--- DATASET CONTENT ---
--- Begin ---

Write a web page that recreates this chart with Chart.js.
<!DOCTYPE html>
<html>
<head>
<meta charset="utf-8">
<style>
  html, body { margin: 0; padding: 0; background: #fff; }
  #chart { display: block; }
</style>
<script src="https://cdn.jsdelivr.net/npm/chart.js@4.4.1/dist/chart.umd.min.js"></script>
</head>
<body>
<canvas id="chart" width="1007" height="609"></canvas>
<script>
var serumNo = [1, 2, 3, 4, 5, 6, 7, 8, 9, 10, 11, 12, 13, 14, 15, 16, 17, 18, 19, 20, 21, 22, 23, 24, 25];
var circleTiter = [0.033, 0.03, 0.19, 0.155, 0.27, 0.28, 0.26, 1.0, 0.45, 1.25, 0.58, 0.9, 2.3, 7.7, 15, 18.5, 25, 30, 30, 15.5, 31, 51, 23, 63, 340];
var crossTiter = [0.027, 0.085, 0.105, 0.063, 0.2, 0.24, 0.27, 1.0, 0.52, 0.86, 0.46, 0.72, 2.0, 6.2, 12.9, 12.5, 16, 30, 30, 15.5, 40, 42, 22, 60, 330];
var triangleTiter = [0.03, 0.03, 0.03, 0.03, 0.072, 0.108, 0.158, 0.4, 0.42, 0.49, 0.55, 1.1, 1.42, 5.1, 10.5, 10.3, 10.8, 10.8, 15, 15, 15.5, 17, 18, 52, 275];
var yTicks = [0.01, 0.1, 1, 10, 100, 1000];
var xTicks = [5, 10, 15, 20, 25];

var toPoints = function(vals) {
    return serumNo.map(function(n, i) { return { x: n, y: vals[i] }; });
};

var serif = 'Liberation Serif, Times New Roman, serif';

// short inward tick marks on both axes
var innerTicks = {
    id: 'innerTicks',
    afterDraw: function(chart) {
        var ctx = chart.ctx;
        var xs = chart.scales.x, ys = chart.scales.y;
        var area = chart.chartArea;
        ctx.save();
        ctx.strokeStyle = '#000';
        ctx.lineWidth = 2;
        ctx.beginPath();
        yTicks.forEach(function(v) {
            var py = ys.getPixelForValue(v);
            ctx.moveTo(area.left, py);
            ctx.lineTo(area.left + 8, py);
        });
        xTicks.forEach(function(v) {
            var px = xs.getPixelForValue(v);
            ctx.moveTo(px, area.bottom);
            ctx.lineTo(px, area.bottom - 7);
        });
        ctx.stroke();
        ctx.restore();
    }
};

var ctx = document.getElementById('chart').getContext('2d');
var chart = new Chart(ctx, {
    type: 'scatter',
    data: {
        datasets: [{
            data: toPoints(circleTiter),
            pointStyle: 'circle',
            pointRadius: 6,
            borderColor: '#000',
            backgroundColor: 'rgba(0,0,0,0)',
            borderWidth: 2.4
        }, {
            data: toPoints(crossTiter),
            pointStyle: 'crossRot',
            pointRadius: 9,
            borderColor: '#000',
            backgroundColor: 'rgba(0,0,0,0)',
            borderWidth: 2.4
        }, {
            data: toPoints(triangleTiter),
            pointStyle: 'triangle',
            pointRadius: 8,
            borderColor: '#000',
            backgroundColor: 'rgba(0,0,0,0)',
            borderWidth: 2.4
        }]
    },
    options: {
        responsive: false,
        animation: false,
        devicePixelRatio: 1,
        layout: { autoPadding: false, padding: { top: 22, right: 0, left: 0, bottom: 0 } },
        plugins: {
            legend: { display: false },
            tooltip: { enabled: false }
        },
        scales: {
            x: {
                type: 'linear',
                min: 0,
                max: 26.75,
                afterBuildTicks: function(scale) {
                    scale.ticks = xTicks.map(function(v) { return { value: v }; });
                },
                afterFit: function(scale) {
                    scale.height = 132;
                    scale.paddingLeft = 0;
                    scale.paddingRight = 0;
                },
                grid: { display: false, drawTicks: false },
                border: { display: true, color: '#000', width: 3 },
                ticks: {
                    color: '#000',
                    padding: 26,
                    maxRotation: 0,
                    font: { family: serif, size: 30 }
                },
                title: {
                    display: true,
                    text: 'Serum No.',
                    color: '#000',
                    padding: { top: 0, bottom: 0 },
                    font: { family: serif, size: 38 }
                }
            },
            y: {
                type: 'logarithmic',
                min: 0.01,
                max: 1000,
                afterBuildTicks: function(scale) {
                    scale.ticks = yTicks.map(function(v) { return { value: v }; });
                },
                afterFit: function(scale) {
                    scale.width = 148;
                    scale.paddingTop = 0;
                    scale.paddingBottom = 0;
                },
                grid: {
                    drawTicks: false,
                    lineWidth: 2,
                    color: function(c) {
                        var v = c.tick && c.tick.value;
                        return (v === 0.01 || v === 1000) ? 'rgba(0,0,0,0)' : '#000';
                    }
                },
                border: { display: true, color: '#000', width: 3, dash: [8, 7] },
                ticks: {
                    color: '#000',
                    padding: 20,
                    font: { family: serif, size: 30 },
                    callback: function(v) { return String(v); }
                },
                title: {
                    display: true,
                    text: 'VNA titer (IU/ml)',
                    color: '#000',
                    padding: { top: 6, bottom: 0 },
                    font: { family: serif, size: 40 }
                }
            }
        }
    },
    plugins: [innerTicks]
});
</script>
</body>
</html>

--- End ---

--- THE TASK ---
Lines from the beginning of the data above through the line containing "var xTicks = [5, 10, 15, 20, 25];" are to be returned exactly, and no others.

--- CORRECT RESPONSE ---
Write a web page that recreates this chart with Chart.js.
<!DOCTYPE html>
<html>
<head>
<meta charset="utf-8">
<style>
  html, body { margin: 0; padding: 0; background: #fff; }
  #chart { display: block; }
</style>
<script src="https://cdn.jsdelivr.net/npm/chart.js@4.4.1/dist/chart.umd.min.js"></script>
</head>
<body>
<canvas id="chart" width="1007" height="609"></canvas>
<script>
var serumNo = [1, 2, 3, 4, 5, 6, 7, 8, 9, 10, 11, 12, 13, 14, 15, 16, 17, 18, 19, 20, 21, 22, 23, 24, 25];
var circleTiter = [0.033, 0.03, 0.19, 0.155, 0.27, 0.28, 0.26, 1.0, 0.45, 1.25, 0.58, 0.9, 2.3, 7.7, 15, 18.5, 25, 30, 30, 15.5, 31, 51, 23, 63, 340];
var crossTiter = [0.027, 0.085, 0.105, 0.063, 0.2, 0.24, 0.27, 1.0, 0.52, 0.86, 0.46, 0.72, 2.0, 6.2, 12.9, 12.5, 16, 30, 30, 15.5, 40, 42, 22, 60, 330];
var triangleTiter = [0.03, 0.03, 0.03, 0.03, 0.072, 0.108, 0.158, 0.4, 0.42, 0.49, 0.55, 1.1, 1.42, 5.1, 10.5, 10.3, 10.8, 10.8, 15, 15, 15.5, 17, 18, 52, 275];
var yTicks = [0.01, 0.1, 1, 10, 100, 1000];
var xTicks = [5, 10, 15, 20, 25];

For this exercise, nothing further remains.